- Born: 19 May 1953 (age 71) Bristol, England
- Occupation(s): Fashion designer, entrepreneur
- Known for: Co-founder of Hackett

= Jeremy Hackett =

Fashion designer

Jeremy Hackett (born 19 May 1953) is a British fashion designer and business entrepreneur who co-founded the British menswear company Hackett alongside Ashley Lloyd-Jennings.

==Early life and career==
Hackett was brought up and educated at Clifton College, Clifton, Bristol. Having left school at 17 he started full-time work in a local men’s fashion shop, moving to London at the age of 19. He worked in the King's Road before accepting a position as a salesman at a tailor's shop on Savile Row owned by menswear pioneer and supplier of clothing to rock stars and celebrities John Michael Ingram. As a sideline, Hackett bought and sold second hand clothes purchased from the London street markets and, through this, met up with Ashley Lloyd-Jennings, who shared similar tastes in fashion.

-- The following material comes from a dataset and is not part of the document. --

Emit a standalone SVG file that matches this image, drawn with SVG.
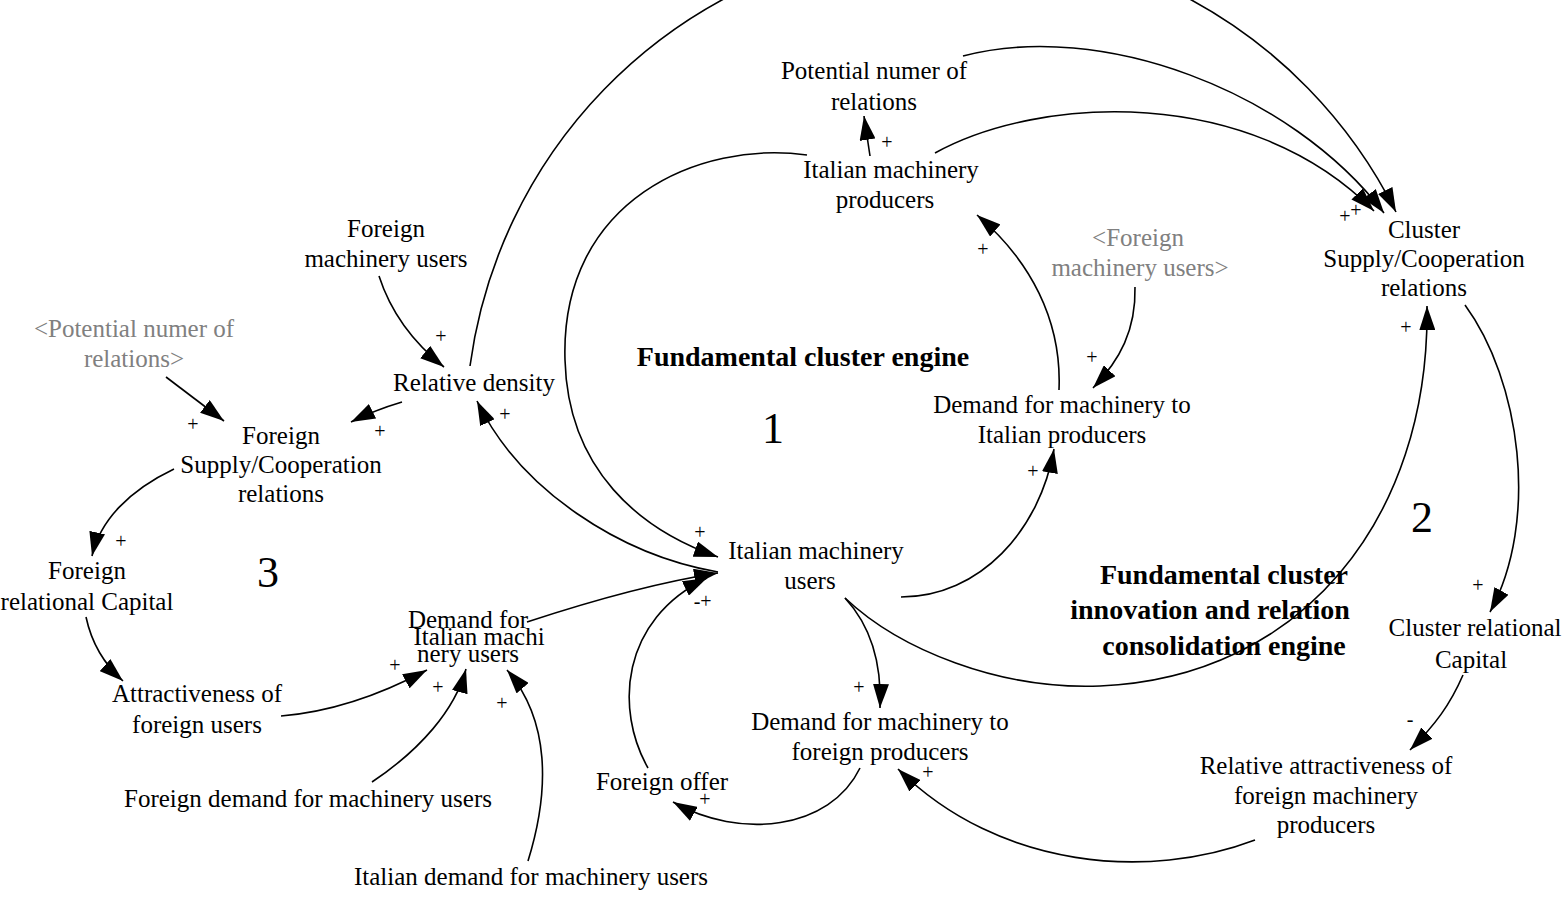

They opened Hackett's first store on the King's Road in 1983. Hackett claims that he was at least partly responsible for starting the much-mocked red trousers trend in London, telling Esquire “We used to sell red trousers and lots of the Sloane types used to come in and buy them, and it just spread from there,” but insisted “I’d never wear them though.”

==Style guidance==
The Hackett brand grew quickly and Jeremy Hackett has also become well known as an authority on men's fashion particularly in classic style. In 2007, his book Mr Classic – an anecdotal critique of men’s style – was released.

Hackett continues to offer style advice through the 'Ask Jeremy' portal on the Hackett website. He also contributes articles to publications such as Men's Health and Forbes.